Resistor Facts and Factors
A resistor is a device connected into an electrical circuit to introduce a specified resistance. The resistance is measured in ohms. As stated by Ohm’s Law, the current through the resistor will be directly proportional to the voltage across it and inversely proportional to the resistance.
The passage of current through the resistance produces heat. The heat produces a rise in temperature of the resistor above the ambient temperature. The physical ability of the resistor to withstand, without deterioration, the temperature attained, limits the operating temperature which can be permitted. Resistors are rated to dissipate a given wttage without exceeding a specified standard “hot spot” temperature and the physical size is made large enough to accomplish this.
Deviations form the standard conditions (“Free Air Watt Rating”) affect the temperature rise and therefore affect the wattage at which the resistor may be used in a specific application.
Selection Requires 3 Steps
Simple short-cut graphs and charts in this catalog permit rapid determination of electrical parameters.

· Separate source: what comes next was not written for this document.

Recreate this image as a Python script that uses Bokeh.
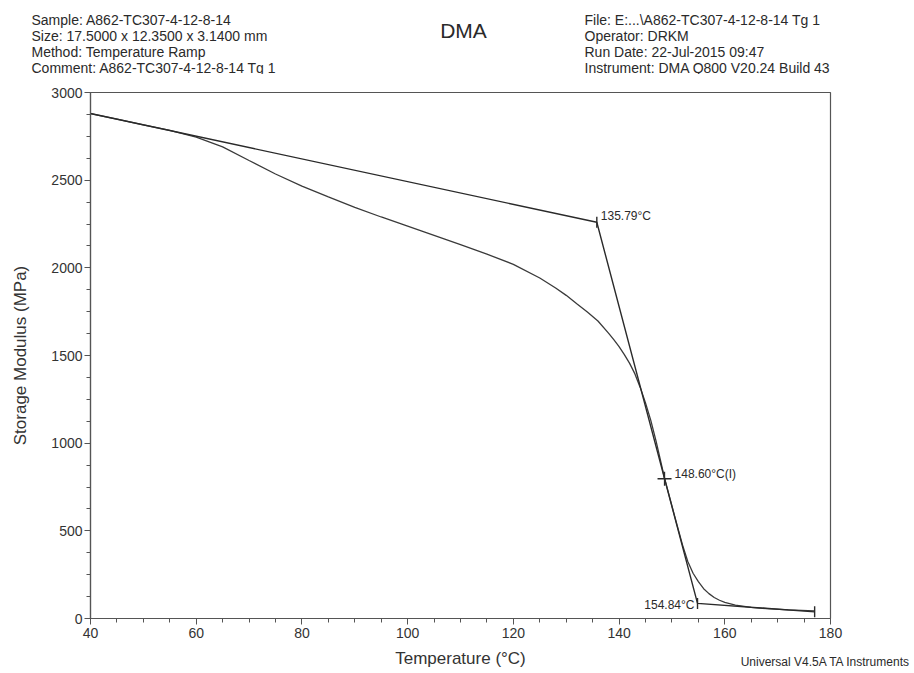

Calculation of each parameter is also explained. To select a resistor for a specific application, the following steps are recommended:
- (A) Determine the resistance.
(B) Determine the Watts to be dissipated by the Resistor.
- Determine the proper “Watt Size” (physical size) as controlled by watts, volts, permissible temperatures, mounting conditions and circuit conditions.
- Choose the most suitable kind of unit, including type, terminals and mounting.